International engagement can help build domestic energy innovation ecosystems more rapidly if it is targeted towards key national challenges. This strengthens the case for mapping exercises that identify gaps in capacity and policy that hinder the development and take-up of new technologies. Depending on the needs, there are various forms of international co-operation that can be pursued simultaneously. These include participation in international fora (such as Mission Innovation, the IEA technology network and UN bodies); collaboration on tailored studies of opportunities; exchanges of experiences with countries facing similar challenges; multilateral financing of technology deployment programmes and technical capacity building; joint R&D programmes; and financial support to actors in the innovation ecosystem, including incubators and testing facilities.

In countries with limited public R&D budgets, domestic technology innovation advances more quickly when it leverages existing industrial expertise and aligns well with national visions of future socio-economic development. It is therefore important to carefully prioritise technology areas. The skills and capital requirements required to scale up mass-manufactured or digital technologies differ considerably from those required in sectors like carbon capture, hydrogen production, nuclear or biofuels. Examples of countries entering an entirely new technology area and quickly establishing technological leadership are rare, even in advanced economies. To mobilise broad support, the choice of policy measures in support of new technologies should account for societal objectives such as energy access, inclusiveness, affordability and accessing higher added-value production.

For international partners

In the medium-to-long-term, the interests of all countries will be well-served by faster transitions to clean energy in EMDEs and more clean energy technology innovation overall.

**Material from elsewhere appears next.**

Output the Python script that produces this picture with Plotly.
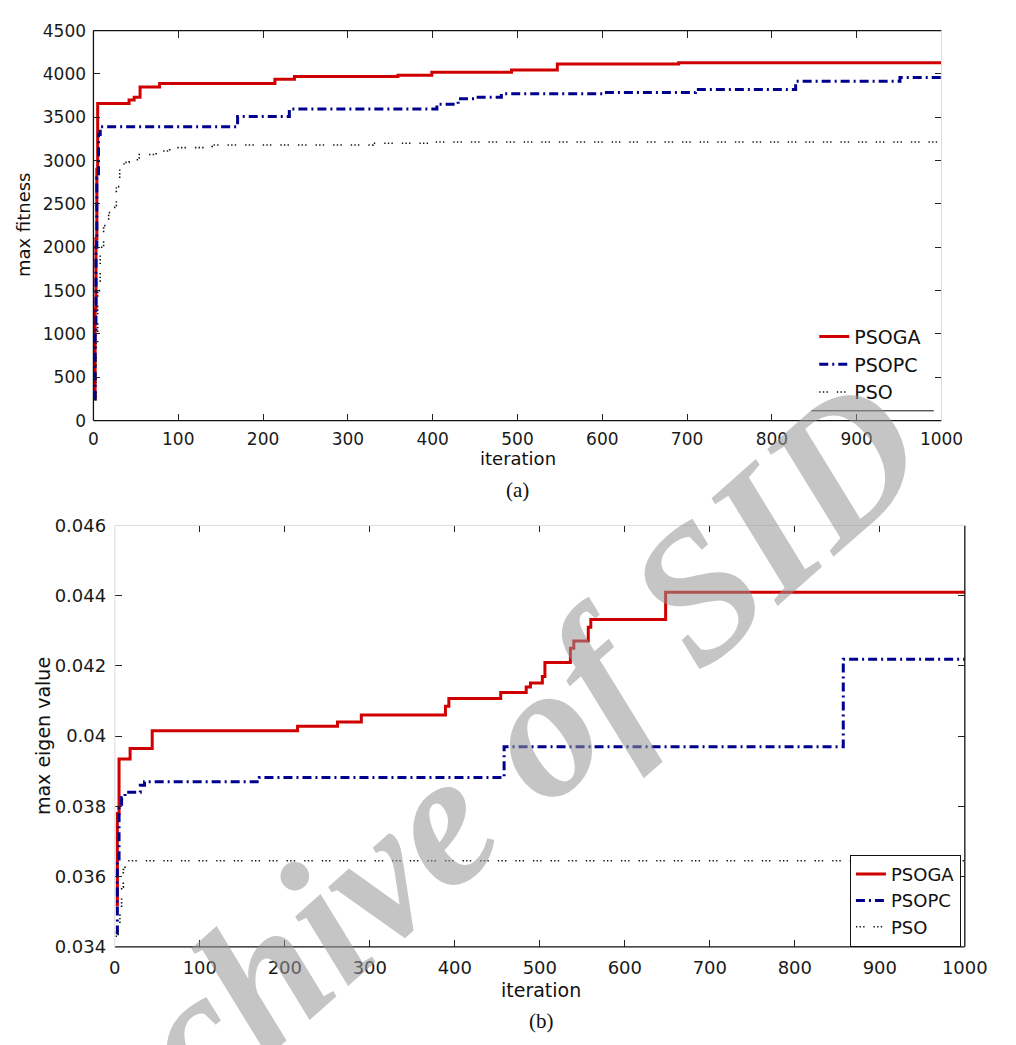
import plotly.graph_objects as go

# ---------------- data ----------------
# (a) max fitness vs iteration (step curves: value holds from the given iteration on)
fit_ga_iter = [1, 2, 3, 4, 5, 42, 48, 55, 78, 214, 237, 359, 399, 493, 547, 690, 1000]
fit_ga_val = [250, 1300, 2100, 2900, 3660, 3700, 3730, 3850, 3890, 3940, 3970, 3985, 4020, 4045, 4115, 4130, 4130]

fit_pc_iter = [1, 2, 3, 4, 6, 8, 170, 231, 405, 430, 450, 481, 603, 710, 828, 951, 1000]
fit_pc_val = [250, 1000, 2000, 2800, 3300, 3390, 3510, 3595, 3650, 3715, 3730, 3770, 3785, 3820, 3915, 3960, 3960]

fit_pso_iter = [1, 3, 5, 8, 12, 18, 24, 27, 31, 36, 42, 54, 74, 90, 140, 330, 400, 1000]
fit_pso_val = [250, 900, 1500, 2000, 2250, 2400, 2460, 2700, 2920, 2980, 3010, 3070, 3110, 3150, 3180, 3200, 3215, 3215]

# (b) max eigen value vs iteration
eig_ga_iter = [1, 3, 5, 18, 44, 215, 262, 290, 389, 393, 454, 484, 489, 503, 506, 536, 540, 557, 560, 648, 1000]
eig_ga_val = [0.0352, 0.0378, 0.03935, 0.03965, 0.04015, 0.04028, 0.0404, 0.0406, 0.04085, 0.04107, 0.04124,
              0.0414, 0.04151, 0.0417, 0.0421, 0.0425, 0.04271, 0.0431, 0.04332, 0.0441, 0.0441]

eig_pc_iter = [1, 3, 5, 8, 12, 30, 35, 170, 458, 857, 1000]
eig_pc_val = [0.0344, 0.0365, 0.0380, 0.03825, 0.0384, 0.0386, 0.0387, 0.03882, 0.0397, 0.04219, 0.04219]

eig_pso_iter = [1, 4, 6, 8, 10, 12, 1000]
eig_pso_val = [0.0343, 0.0346, 0.0351, 0.0357, 0.0362, 0.03645, 0.03645]

series_names = ["PSOGA", "PSOPC", "PSO"]
fit_ticks = [0, 500, 1000, 1500, 2000, 2500, 3000, 3500, 4000, 4500]
eig_ticks = [0.034, 0.036, 0.038, 0.040, 0.042, 0.044, 0.046]
eig_ticktext = ["0.034", "0.036", "0.038", "0.04", "0.042", "0.044", "0.046"]
iter_ticks = [0, 100, 200, 300, 400, 500, 600, 700, 800, 900, 1000]

# ---------------- styling ----------------
W, H = 1016, 1045
def px(x):
    return x / W
def py(y):
    return 1 - y / H

RED = "#d10000"
BLUE = "#00008f"
BLACK = "#111111"
styles = [
    dict(color=RED, width=3),
    dict(color=BLUE, width=3, dash="9px,4px,2px,4px"),
    dict(color=BLACK, width=1.6, dash="1.4px,2.2px,1.4px,2.2px,1.4px,9px"),
]
SANS = "DejaVu Sans, Verdana, sans-serif"
SERIF = "Liberation Serif, Times New Roman, serif"

fig = go.Figure()

for name, xs, ys, st in zip(series_names,
                            [fit_ga_iter, fit_pc_iter, fit_pso_iter],
                            [fit_ga_val, fit_pc_val, fit_pso_val], styles):
    fig.add_trace(go.Scatter(x=xs, y=ys, mode="lines", line=dict(shape="hv", **st),
                             name=name, xaxis="x", yaxis="y", legend="legend"))

for name, xs, ys, st in zip(series_names,
                            [eig_ga_iter, eig_pc_iter, eig_pso_iter],
                            [eig_ga_val, eig_pc_val, eig_pso_val], styles):
    fig.add_trace(go.Scatter(x=xs, y=ys, mode="lines", line=dict(shape="hv", **st),
                             name=name, xaxis="x2", yaxis="y2", legend="legend2"))

def axis(size, standoff, **kw):
    return dict(showgrid=False, zeroline=False, ticks="inside", ticklen=7, tickwidth=1,
                tickcolor="#222", showline=True, linecolor="rgba(0,0,0,0)", mirror="ticks",
                tickfont=dict(family=SANS, size=size, color="#1a1a1a"),
                ticklabelstandoff=standoff, **kw)

fig.update_layout(
    width=W, height=H, margin=dict(l=0, r=0, t=0, b=0),
    paper_bgcolor="white", plot_bgcolor="rgba(0,0,0,0)",
    xaxis=axis(17, 3, domain=[px(90), px(963)], range=[0, 1000], anchor="y", tickvals=iter_ticks),
    yaxis=axis(17, 3, domain=[py(418), py(20)], range=[0, 4500], anchor="x", tickvals=fit_ticks),
    xaxis2=axis(18, 5, domain=[px(112), px(987)], range=[0, 1000], anchor="y2", tickvals=iter_ticks),
    yaxis2=axis(18, 4, domain=[py(955), py(525)], range=[0.034, 0.046], anchor="x2",
                tickvals=eig_ticks, ticktext=eig_ticktext),
    legend=dict(x=px(832), y=py(313), xanchor="left", yanchor="top",
                bgcolor="rgba(255,255,255,0)", borderwidth=0,
                font=dict(family=SANS, size=19, color="#111"), tracegroupgap=0),
    legend2=dict(x=px(983), y=py(955), xanchor="right", yanchor="bottom",
                 bgcolor="white", bordercolor="#111", borderwidth=1,
                 font=dict(family=SANS, size=18, color="#111"), tracegroupgap=0),
)

# axis spines
line = dict(color="#111", width=1.3)
faint = dict(color="#dcdcdc", width=1)
shapes = [
    # (a): bottom, left, top drawn; right edge barely visible
    dict(type="line", xref="paper", yref="paper", x0=px(90), x1=px(963), y0=py(418), y1=py(418), line=line),
    dict(type="line", xref="paper", yref="paper", x0=px(90), x1=px(90), y0=py(418), y1=py(20), line=line),
    dict(type="line", xref="paper", yref="paper", x0=px(90), x1=px(963), y0=py(20), y1=py(20), line=line),
    dict(type="line", xref="paper", yref="paper", x0=px(963), x1=px(963), y0=py(418), y1=py(20), line=faint),
    # rule under the legend of (a)
    dict(type="line", xref="paper", yref="paper", x0=px(829), x1=px(955), y0=py(408), y1=py(408),
         line=dict(color="#111", width=1)),
    # (b): bottom, left, right drawn; top edge barely visible
    dict(type="line", xref="paper", yref="paper", x0=px(112), x1=px(987), y0=py(955), y1=py(955), line=line),
    dict(type="line", xref="paper", yref="paper", x0=px(112), x1=px(112), y0=py(955), y1=py(525), line=faint),
    dict(type="line", xref="paper", yref="paper", x0=px(987), x1=px(987), y0=py(955), y1=py(525), line=line),
    dict(type="line", xref="paper", yref="paper", x0=px(112), x1=px(987), y0=py(525), y1=py(525), line=faint),
]
fig.update_layout(shapes=shapes)

def label(text, x, y, size=18, family=SANS, angle=0):
    fig.add_annotation(text=text, x=px(x), y=py(y), xref="paper", yref="paper",
                       showarrow=False, textangle=angle, xanchor="center", yanchor="middle",
                       font=dict(family=family, size=size, color="#111"))

label("max fitness", 18, 218, size=18, angle=-90)
label("iteration", 527, 457, size=18)
label("(a)", 527, 489, size=21, family=SERIF)
label("max eigen value", 38, 740, size=19, angle=-90)
label("iteration", 551, 999, size=19)
label("(b)", 551, 1031, size=21, family=SERIF)

# repository watermark across the page
fig.add_annotation(text="<b><i>Archive of SID</i></b>", x=px(455), y=py(817), xref="paper", yref="paper",
                   showarrow=False, textangle=-41.5, xanchor="center", yanchor="middle",
                   font=dict(family=SERIF, size=190, color="rgba(150,150,150,0.55)"))

fig.write_html("out.html")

International engagement on clean energy can promote stronger energy innovation ecosystems in EMDEs and do so within programmes related to the development of clean energy markets, deployment of clean energy technologies, or social and economic prosperity more broadly. Bilateral R&D programmes play an important role in such collaborations, and could be expanded, while also co-funding projects that enhance the innovation ecosystems of the partners in areas tailored to their strengths.

International initiatives related to clean energy should continue to include EMDE priorities in their work programmes. For projects involving several countries, including on R&D and technology demonstration, being at a relatively low level of technological maturity should not be a barrier to participation but requires upfront discussion of expectations and mutual benefits. Consortia of partners from countries with stronger and weaker clean energy innovation ecosystems, but which face similar challenges, could be assembled.

There is scope and need for the technical and market requirements for clean energy transitions in EMDEs to be more highly prioritised within the R&D programmes of the broader international community. Given the considerable economic and infrastructure challenges of shifting away from fossil fuels in key sectors such as transport, industry and power generation, and adopting more energy-efficient building designs, global net zero emissions targets will be out of reach without available and appropriate technologies for EMDEs.

Using development finance to help establish durable demand for clean energy technologies can have a catalytic effect on innovation provided it also supports competition, entrepreneurship and domestic capabilities. Such programmes can facilitate policy experimentation that would be difficult within the existing institutional architecture of the country, or could attract international companies to deploy novel technologies in projects they would otherwise not prioritise. Project loans, technical assistance with standards and regulations, finance for incubators, seed investments and capacity-building grants are just some of the ways in which international capital can spark large changes.